4.4 Facility conduct conditions
- Enforcement - The United States marshal, his or her deputies, and court security officers may demand from any individual in possession of an electronic communication device, to produce identification in aid of enforcement of this rule. If the identification does not satisfy the officer that the person in possession of the device is authorized in accordance with the terms of this rule, the officer may refuse admittance to this person and/or confiscate the device.
- Attorney discipline - An attorney violating this rule may be subject to discipline, including disbarment, in accordance with LGenR 2.
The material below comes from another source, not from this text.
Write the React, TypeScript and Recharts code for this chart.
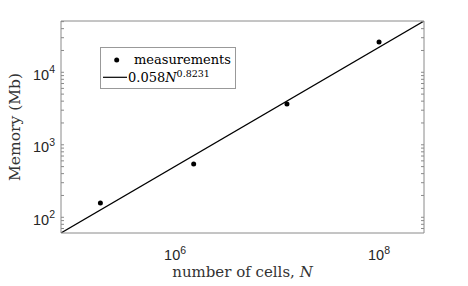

- Confiscation - A violation of this rule, including without limitation, unauthorized possession, use in an unauthorized space, possession of a device in an audible mode, and failing to turn off a device when required, shall result in immediate confiscation of the device. Any judicial officer may order confiscation of a cellular telephone or wireless communications device. Any United States marshal or deputy marshal or court security officer may also confiscate such a device. The U.S. Marshals Service shall develop a procedure for handling and storing confiscated devices.
- Contempt of court - A violation of this rule may be punished as criminal contempt of court. A violation that disrupts a judicial proceeding may be punished by summary proceedings.
- Relief from confiscation of a device - An individual whose device has been confiscated may apply in writing no more than 14 days after confiscation for its return. The application shall be made to the judicial officer whose proceedings were disturbed by the violation, or, if there is no such judicial officer, to the Chief Judge. The judicial officer may grant or refuse the request. Confiscated devices that are not returned shall be disposed of in a manner directed by the Chief Judge. Nothing in this paragraph shall prohibit the judicial officer or his or her designee to return a device after the conclusion of a court matter.